To summarize, you are first given $\epsilon>0$. Then you have $N_1$ such that $n\ge N_1$ implies $|x_n-x|<\epsilon$, in particular
$$
|x_{N_1+1}-x|<\epsilon,\quad |x_{N_1+2}-x|<\epsilon,\cdots,|x_{n}-x|<\epsilon\tag{1}
$$
which implies by the triangle inequality that
$$
\left|\frac{(x_{N_1+1}-x)+\cdots+(x_{n}-x)}{n}\right|<\frac{(n-N_1)\epsilon}{n}\tag{1'}
$$
Then, for this (fixed) $N_1$, since
$$
\lim_{n\to\infty}\frac{|(x_1-x)+\cdots+(x_{N_1}-x)|}{n}=0
$$
there exists $N_2$ such that $n\ge N_2$ implies
$$
\frac{|(x_1-x)+\cdots+(x_{N_1}-x)|}{n}<\epsilon\tag{2}
$$
So if you pick $N_3=\max(N_1,N_2)$, then $n\ge N_3$ implies both (1') and (2).

If you can show that for every $\epsilon>0$, there exists $N>0$ such that $n\ge N$ implies $|a_n|<2\epsilon$, it follows that
$$
\lim_{n\to\infty}a_n=0
$$
You don't have to have exactly $\epsilon$ in the estimate.
A: first red text: You want to make a seperate statement about the first $N_1-1$ terms since you don‘t know how the sequence behaves in those terms. You know that $|x_n-x|<\varepsilon$ for all $n\geq N_1$ but you don‘t know what‘s going on earlier in the sequence.

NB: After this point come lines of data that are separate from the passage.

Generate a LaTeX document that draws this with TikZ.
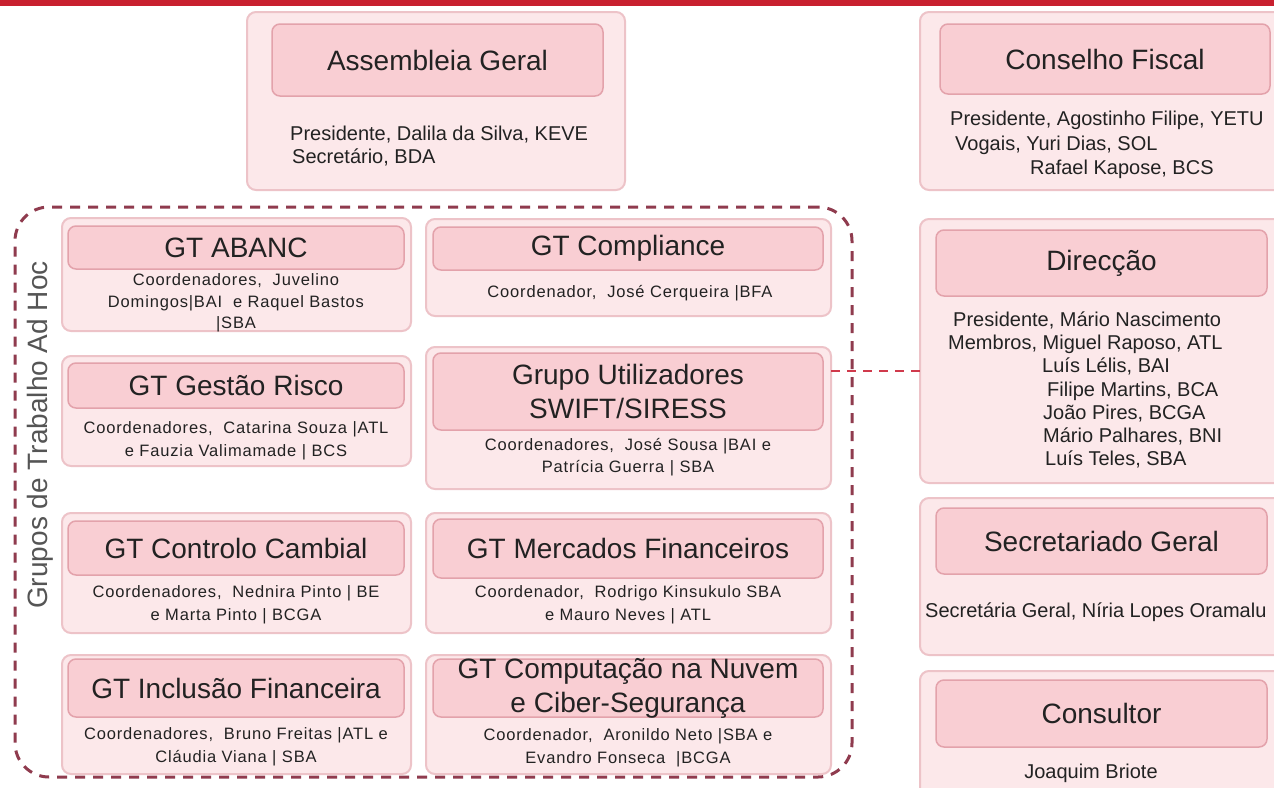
\documentclass[tikz,border=0pt]{standalone}
\usepackage{fontspec}
\setmainfont{Liberation Sans}
\newfontfamily\gtfont[LetterSpace=5]{Liberation Sans}
\definecolor{topbar}{HTML}{C8202F}
\definecolor{outerfill}{HTML}{FCE8EA}
\definecolor{outerdraw}{HTML}{EDC3C8}
\definecolor{innerfill}{HTML}{F9CED3}
\definecolor{innerdraw}{HTML}{E3A2AB}
\definecolor{dashcol}{HTML}{8F3B4E}
\definecolor{linkcol}{HTML}{D03A4C}
\definecolor{txt}{HTML}{222222}
\definecolor{sidetxt}{HTML}{555555}
\newcommand\mkbox[6]{\node[#1, minimum width={(#5)-(#3)}, minimum height={(#6)-(#4)}] (#2) at ({((#3)+(#5))/2},{((#4)+(#6))/2}) {};}
\tikzset{
  outerbox/.style={draw=outerdraw, fill=outerfill, line width=2pt, rounded corners=9pt, inner sep=0pt, outer sep=0pt},
  innerbox/.style={draw=innerdraw, fill=innerfill, line width=1.5pt, rounded corners=8pt, inner sep=0pt, outer sep=0pt},
  ttl/.style={font=\fontsize{28}{34}\selectfont, text=txt, align=center, inner sep=0pt},
  bodytxt/.style={font=\fontsize{20}{23.5}\selectfont, text=txt, align=left, inner sep=0pt, anchor=west},
  gttxt/.style={font=\gtfont\fontsize{16.5}{22.5}\selectfont, text=txt, align=center, inner sep=0pt},
  dashline/.style={draw=dashcol, line width=3pt, dash pattern=on 10pt off 8pt},
  linkline/.style={draw=linkcol, line width=2.5pt, dash pattern=on 9pt off 7pt},
}
\begin{document}
\begin{tikzpicture}[x=1pt,y=-1pt]
\useasboundingbox (0,0) rectangle (1274,787);
\fill[white] (0,0) rectangle (1274,787);
\fill[topbar] (0,0) rectangle (1274,6);

% group container
\node[dashline, rounded corners=34pt, minimum width=837, minimum height=570, inner sep=0pt] (grp) at (433.5,492) {};
\node[rotate=90, font=\fontsize{28}{34}\selectfont, text=sidetxt, inner sep=0pt] (grplbl) at (40,435) {Grupos de Trabalho Ad Hoc};

% Assembleia Geral
\mkbox{outerbox}{ago}{247}{12}{625}{190}
\mkbox{innerbox}{agi}{272}{24}{603}{96}
\node[ttl] (agt) at (agi) {Assembleia Geral};
\node[bodytxt] (agb) at (290,146) {Presidente, Dalila da Silva, KEVE\\\hspace*{2pt}Secretário, BDA};

% Conselho Fiscal
\mkbox{outerbox}{cfo}{920}{12}{1285}{190}
\mkbox{innerbox}{cfi}{940}{24}{1270}{94}
\node[ttl] (cft) at (cfi) {Conselho Fiscal};
\node[bodytxt, font=\fontsize{20}{24.5}\selectfont] (cfb) at (950,145) {Presidente, Agostinho Filipe, YETU\\\hspace*{5pt}Vogais, Yuri Dias, SOL\\\hspace*{80pt}Rafael Kapose, BCS};

% GT ABANC
\mkbox{outerbox}{abo}{62}{218}{411}{331}
\mkbox{innerbox}{abi}{68}{226}{404}{269}
\node[ttl] (abt) at (abi) {GT ABANC};
\node[gttxt, font=\gtfont\fontsize{16.5}{21.5}\selectfont] (abb) at (236,303) {Coordenadores,\ \ Juvelino\\Domingos|BAI\ \ e Raquel Bastos\\|SBA};

% GT Compliance
\mkbox{outerbox}{coo}{426}{219}{831}{316}
\mkbox{innerbox}{coi}{433}{227}{823}{270}
\node[ttl] (cot) at (coi) {GT Compliance};
\node[gttxt] (cob) at (630,293) {Coordenador,\ \ José Cerqueira |BFA};

% GT Gestao Risco
\mkbox{outerbox}{gro}{62}{356}{411}{466}
\mkbox{innerbox}{gri}{68}{363}{404}{408}
\node[ttl] (grt) at (gri) {GT Gestão Risco};
\node[gttxt] (grb) at (236,441) {Coordenadores,\ \ Catarina Souza |ATL\\e Fauzia Valimamade | BCS};

% Grupo Utilizadores
\mkbox{outerbox}{guo}{426}{347}{831}{489}
\mkbox{innerbox}{gui}{433}{353}{823}{430}
\node[ttl] (gut) at (gui) {Grupo Utilizadores\\SWIFT/SIRESS};
\node[gttxt] (gub) at (628,457) {Coordenadores,\ \ José Sousa |BAI e\\Patrícia Guerra | SBA};

% GT Controlo Cambial
\mkbox{outerbox}{cco}{62}{513}{411}{633}
\mkbox{innerbox}{cci}{68}{521}{404}{575}
\node[ttl] (cct) at (cci) {GT Controlo Cambial};
\node[gttxt] (ccb) at (236,605) {Coordenadores,\ \ Nednira Pinto | BE\\e Marta Pinto | BCGA};

% GT Mercados Financeiros
\mkbox{outerbox}{mfo}{426}{513}{831}{633}
\mkbox{innerbox}{mfi}{433}{519}{823}{578}
\node[ttl] (mft) at (mfi) {GT Mercados Financeiros};
\node[gttxt] (mfb) at (628,605) {Coordenador,\ \ Rodrigo Kinsukulo SBA\\e Mauro Neves | ATL};

% GT Inclusao Financeira
\mkbox{outerbox}{ifo}{62}{655}{411}{774}
\mkbox{innerbox}{ifi}{68}{659}{404}{717}
\node[ttl] (ift) at (ifi) {GT Inclusão Financeira};
\node[gttxt] (ifb) at (236,747) {Coordenadores,\ \ Bruno Freitas |ATL e\\Cláudia Viana | SBA};

% GT Computacao na Nuvem
\mkbox{outerbox}{cno}{426}{655}{831}{774}
\mkbox{innerbox}{cni}{433}{659}{823}{717}
\node[ttl] (cnt) at (cni) {GT Computação na Nuvem\\e Ciber-Segurança};
\node[gttxt] (cnb) at (628,748) {Coordenador,\ \ Aronildo Neto |SBA e\\Evandro Fonseca\ \ |BCGA};

% Direccao
\mkbox{outerbox}{dro}{920}{219}{1285}{483}
\mkbox{innerbox}{dri}{936}{230}{1267}{296}
\node[ttl] (drt) at (dri) {Direcção};
\node[bodytxt, font=\fontsize{20}{23.3}\selectfont] (drb) at (948,390) {\hspace*{5pt}Presidente, Mário Nascimento\\Membros, Miguel Raposo, ATL\\\hspace*{94pt}Luís Lélis, BAI\\\hspace*{99pt}Filipe Martins, BCA\\\hspace*{95pt}João Pires, BCGA\\\hspace*{95pt}Mário Palhares, BNI\\\hspace*{97pt}Luís Teles, SBA};

% Secretariado Geral
\mkbox{outerbox}{sgo}{920}{498}{1285}{655}
\mkbox{innerbox}{sgi}{936}{508}{1267}{574}
\node[ttl] (sgt) at (sgi) {Secretariado Geral};
\node[bodytxt] (sgb) at (925,612) {Secretária Geral, Níria Lopes Oramalu};

% Consultor
\mkbox{outerbox}{cso}{920}{671}{1285}{800}
\mkbox{innerbox}{csi}{936}{680}{1267}{747}
\node[ttl] (cst) at (csi) {Consultor};
\node[bodytxt, anchor=center] (csb) at (1091,773) {Joaquim Briote};

% connector
\coordinate (lvl) at (0,371);
\draw[linkline] (guo.east |- lvl) -- (dro.west |- lvl);
\end{tikzpicture}
\end{document}
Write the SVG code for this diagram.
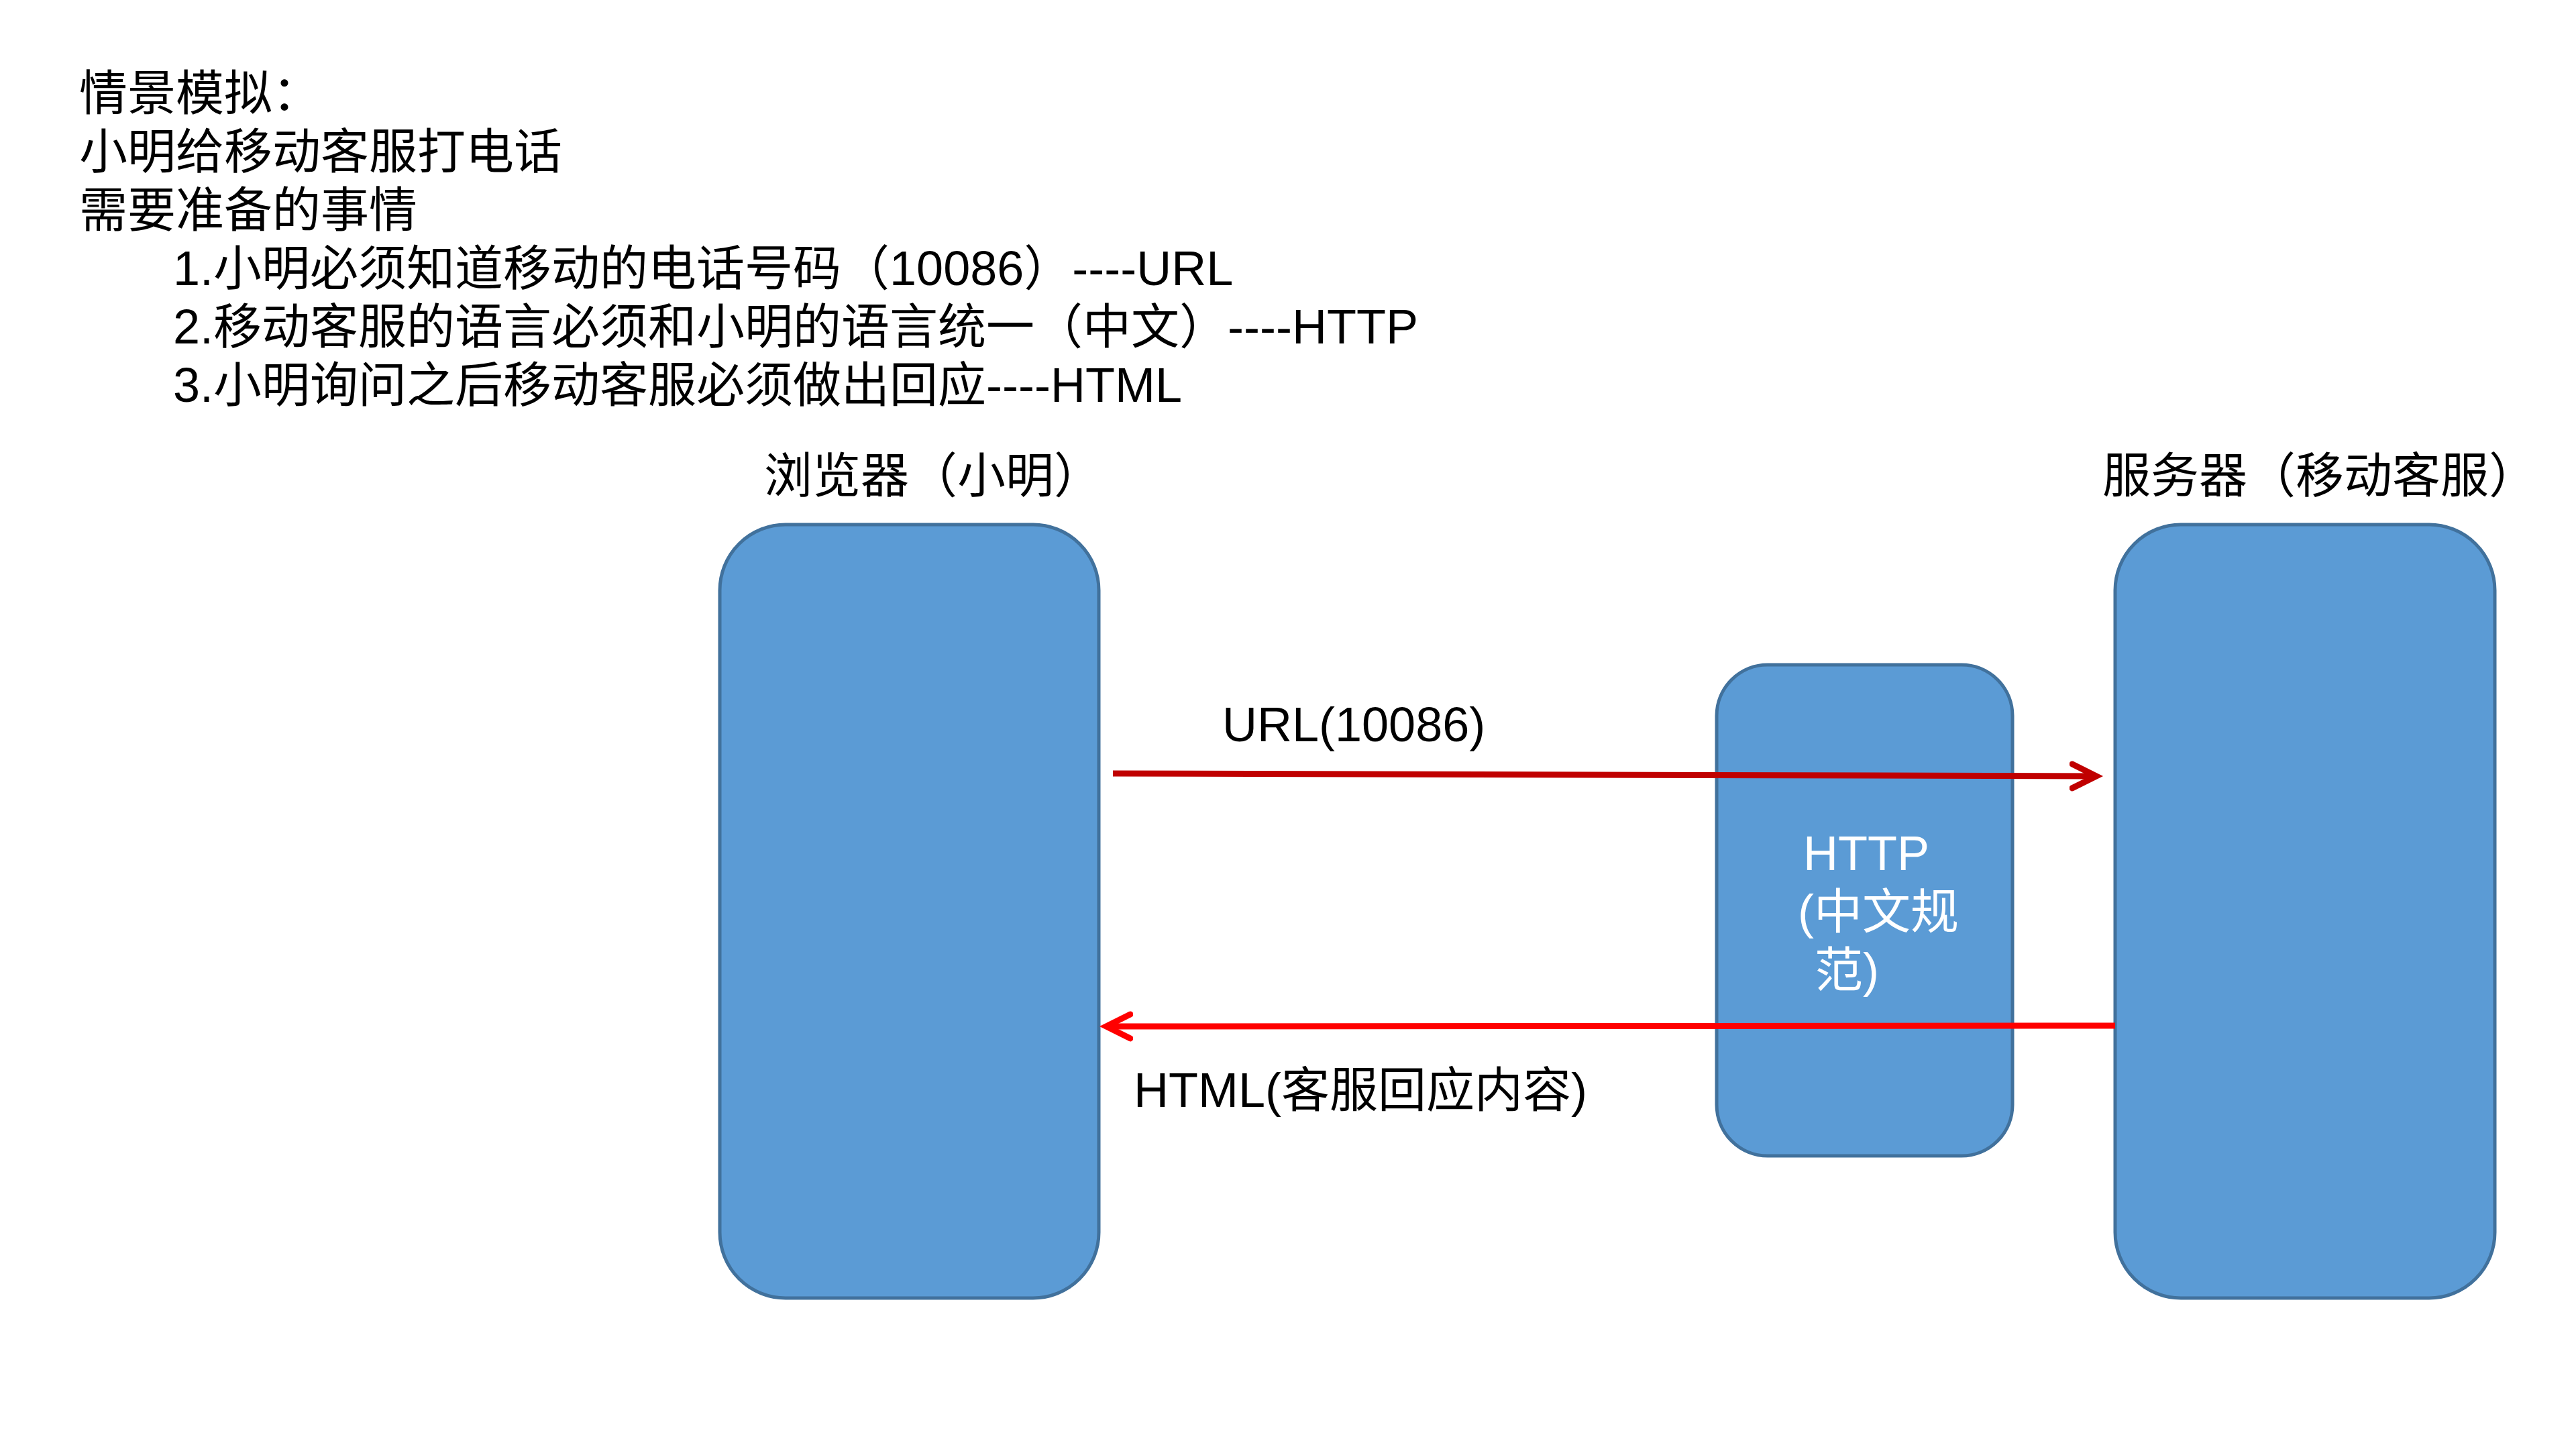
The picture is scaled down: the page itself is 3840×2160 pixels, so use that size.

second red text: this follows again from the triangle inequality:
$$
\left| \frac{x_{N_1}+x_{N_1+1}+\ldots+x_n}{n} - x \right| = \left| \frac{x_{N_1}-x+x_{N_1+1}-x+\ldots+x_n-x}{n}  \right| 
\leq \frac{|x_{N_1}-x|+|x_{N_1+1}-x|+\ldots+|x_n-x|}{n} 
$$
that are $N_1-n$ terms of value $<\varepsilon$ (that’s because of how we chose $N_1$) in the numerator giving you the term
$$
\frac{n-N_1}{n}\varepsilon
$$
edit: regarding the term $2\varepsilon$: it is only important that we can make this expression arbitrarily small. Although it is „convention“ to use $\varepsilon$ it is also fine to use $2\varepsilon$ since we can make this expression as small as we want if we just make $\varepsilon$ small enough.